No doubt when the new Secretary of State for the Environment, Food and Rural Affairs, meets farmers as he visits agricultural shows across the country, he will soon pick up the idea that such behaviour is unacceptable.
I rather suspect Mr Gove is receiving a mixed bag of messages from farmers and ‘interested parties’, all giving their views regarding Brexit.
Let us hope he listens to the farmers who actually work on, and care for the land and countryside, as opposed to the views of organisation such as the NFU, CLA, South Downs National Park Authority, and environmental agencies.
These along with charities such as the RSPB, have their own political agenda, and are caught up in a power struggle for supremacy, as well as being desperate for a slice of the financial cake.
The Minister will receive a variety of views regarding future financial support, once we are no longer under the Common Agricultural Policy directive (CAP), from all concerned.
Some are already hoping to persuade Mr Gove that any future UK funding, post 2022, would be safe in their hands, giving them the power to distribute as they see fit.
God help the farming industry if that were to happen. The RPA (Rural Payment Agency) has been fairly useless to date, but the idea of handing funds to agencies such as the SDNPA, is utterly absurd, definitely dangerous, and should be rigorously opposed. Their record to date is far from farmer friendly.
I would be impressed if Mr Gove recognises now is the time to change his title. Farming must be top of his agenda and therefore, it would be more appropriate to have a Minister for Agriculture and the Countryside, or Farming, Food and the Countryside. The countryside is the environment, and as for ‘rural affairs’ whatever does it mean? Hanky panky in the wheat fields?!
The two ton bucket on the Merlo telehandler is used only for our moving grain. On it is a notice which says, ‘Do not in any circumstance use for transporting ‘farmyard muck’! (FYM)
The amount of proverbial toxic muck, being spouted by certain individuals following the Manchester bombing, General Election, Grenfell Tower inferno and massacres in London, would not only overfill, but contaminate beyond redemption our ‘grain only’, two ton bucket.
It beggars belief that anyone is taken in by the utter malicious rubbish emitting from Glastonbury, the BBC and other airwaves, the Guardian and social media.
Sadly where embers lurk, it takes but a small puff of wind to create a lethal inferno, as recently witnessed. Targeted misinformation is fanning the flames of the current deep concerns and agitation caused by these horrors, particularly amongst the naïve young, and extremists of all persuasions. Gullible as they are, this underground rumble is now in danger of erupting onto the surface.
Those who are stirring them up, particularly elected politicians, should be ashamed of themselves. Their actions are irresponsible and dangerous, for it is not they who will get hurt, or have to clear up the results of their irresponsibility, but once again our brave and overstretched emergency services.
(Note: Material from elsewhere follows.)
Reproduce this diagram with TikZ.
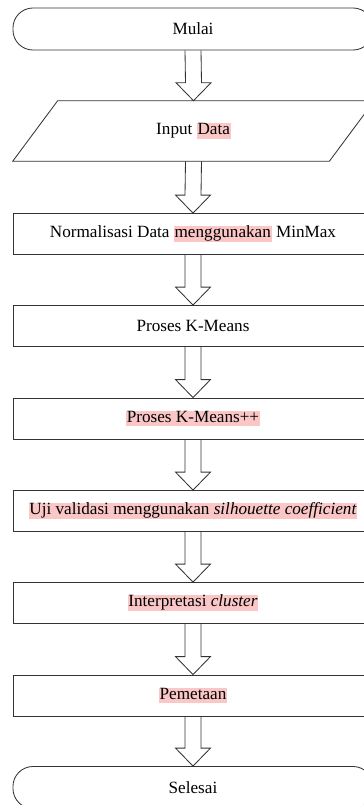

We expect to see combine harvesters rolling across the countryside before long, as the winter barley is rapidly ripening. Considering the lack of rain, the crops look remarkably well, and as often happens with dry summers, the risk of disease and aphid attacks has been minimal, a relief as chemical spraying is costly.
The main danger now is heavy rain and wind which will flatten the crop making harvesting difficult. We badly need good yields and some sensible prices.